'''
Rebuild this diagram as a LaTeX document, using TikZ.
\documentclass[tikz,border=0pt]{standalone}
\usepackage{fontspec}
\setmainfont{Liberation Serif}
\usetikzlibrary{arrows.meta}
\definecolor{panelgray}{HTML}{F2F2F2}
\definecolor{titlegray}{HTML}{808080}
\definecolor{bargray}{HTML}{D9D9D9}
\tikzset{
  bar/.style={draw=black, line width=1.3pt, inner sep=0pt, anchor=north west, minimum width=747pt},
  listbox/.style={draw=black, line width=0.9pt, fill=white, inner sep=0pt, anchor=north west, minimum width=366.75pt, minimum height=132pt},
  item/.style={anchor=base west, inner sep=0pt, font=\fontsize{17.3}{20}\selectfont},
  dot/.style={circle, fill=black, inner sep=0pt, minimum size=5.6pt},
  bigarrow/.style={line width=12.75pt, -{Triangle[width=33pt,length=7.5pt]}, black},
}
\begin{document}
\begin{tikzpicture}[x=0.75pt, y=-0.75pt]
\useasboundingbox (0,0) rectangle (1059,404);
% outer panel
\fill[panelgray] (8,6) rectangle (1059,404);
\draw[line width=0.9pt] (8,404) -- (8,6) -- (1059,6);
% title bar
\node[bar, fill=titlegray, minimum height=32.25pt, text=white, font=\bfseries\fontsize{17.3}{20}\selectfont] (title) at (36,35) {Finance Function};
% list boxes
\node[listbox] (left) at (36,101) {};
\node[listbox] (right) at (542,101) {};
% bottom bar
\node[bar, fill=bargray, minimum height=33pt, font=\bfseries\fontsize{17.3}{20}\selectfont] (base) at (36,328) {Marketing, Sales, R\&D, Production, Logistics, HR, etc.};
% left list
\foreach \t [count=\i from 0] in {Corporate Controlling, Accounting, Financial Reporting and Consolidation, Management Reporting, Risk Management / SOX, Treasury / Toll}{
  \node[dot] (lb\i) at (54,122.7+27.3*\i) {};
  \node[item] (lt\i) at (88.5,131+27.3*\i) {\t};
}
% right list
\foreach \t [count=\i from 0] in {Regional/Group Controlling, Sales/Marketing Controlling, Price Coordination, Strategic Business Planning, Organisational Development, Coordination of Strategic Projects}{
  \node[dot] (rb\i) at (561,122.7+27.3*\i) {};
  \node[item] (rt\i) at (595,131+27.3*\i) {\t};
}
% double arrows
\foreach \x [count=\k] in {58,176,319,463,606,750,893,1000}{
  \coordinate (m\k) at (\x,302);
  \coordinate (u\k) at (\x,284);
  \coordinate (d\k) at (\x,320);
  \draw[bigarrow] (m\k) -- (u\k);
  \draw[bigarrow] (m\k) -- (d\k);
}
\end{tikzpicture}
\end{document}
'''
— Task statement —
Write out every line of the material again, exactly as it reads.

— Reply to the task —
Rebuild this diagram as a LaTeX document, using TikZ.
\documentclass[tikz,border=0pt]{standalone}
\usepackage{fontspec}
\setmainfont{Liberation Serif}
\usetikzlibrary{arrows.meta}
\definecolor{panelgray}{HTML}{F2F2F2}
\definecolor{titlegray}{HTML}{808080}
\definecolor{bargray}{HTML}{D9D9D9}
\tikzset{
  bar/.style={draw=black, line width=1.3pt, inner sep=0pt, anchor=north west, minimum width=747pt},
  listbox/.style={draw=black, line width=0.9pt, fill=white, inner sep=0pt, anchor=north west, minimum width=366.75pt, minimum height=132pt},
  item/.style={anchor=base west, inner sep=0pt, font=\fontsize{17.3}{20}\selectfont},
  dot/.style={circle, fill=black, inner sep=0pt, minimum size=5.6pt},
  bigarrow/.style={line width=12.75pt, -{Triangle[width=33pt,length=7.5pt]}, black},
}
\begin{document}
\begin{tikzpicture}[x=0.75pt, y=-0.75pt]
\useasboundingbox (0,0) rectangle (1059,404);
% outer panel
\fill[panelgray] (8,6) rectangle (1059,404);
\draw[line width=0.9pt] (8,404) -- (8,6) -- (1059,6);
% title bar
\node[bar, fill=titlegray, minimum height=32.25pt, text=white, font=\bfseries\fontsize{17.3}{20}\selectfont] (title) at (36,35) {Finance Function};
% list boxes
\node[listbox] (left) at (36,101) {};
\node[listbox] (right) at (542,101) {};
% bottom bar
\node[bar, fill=bargray, minimum height=33pt, font=\bfseries\fontsize{17.3}{20}\selectfont] (base) at (36,328) {Marketing, Sales, R\&D, Production, Logistics, HR, etc.};
% left list
\foreach \t [count=\i from 0] in {Corporate Controlling, Accounting, Financial Reporting and Consolidation, Management Reporting, Risk Management / SOX, Treasury / Toll}{
  \node[dot] (lb\i) at (54,122.7+27.3*\i) {};
  \node[item] (lt\i) at (88.5,131+27.3*\i) {\t};
}
% right list
\foreach \t [count=\i from 0] in {Regional/Group Controlling, Sales/Marketing Controlling, Price Coordination, Strategic Business Planning, Organisational Development, Coordination of Strategic Projects}{
  \node[dot] (rb\i) at (561,122.7+27.3*\i) {};
  \node[item] (rt\i) at (595,131+27.3*\i) {\t};
}
% double arrows
\foreach \x [count=\k] in {58,176,319,463,606,750,893,1000}{
  \coordinate (m\k) at (\x,302);
  \coordinate (u\k) at (\x,284);
  \coordinate (d\k) at (\x,320);
  \draw[bigarrow] (m\k) -- (u\k);
  \draw[bigarrow] (m\k) -- (d\k);
}
\end{tikzpicture}
\end{document}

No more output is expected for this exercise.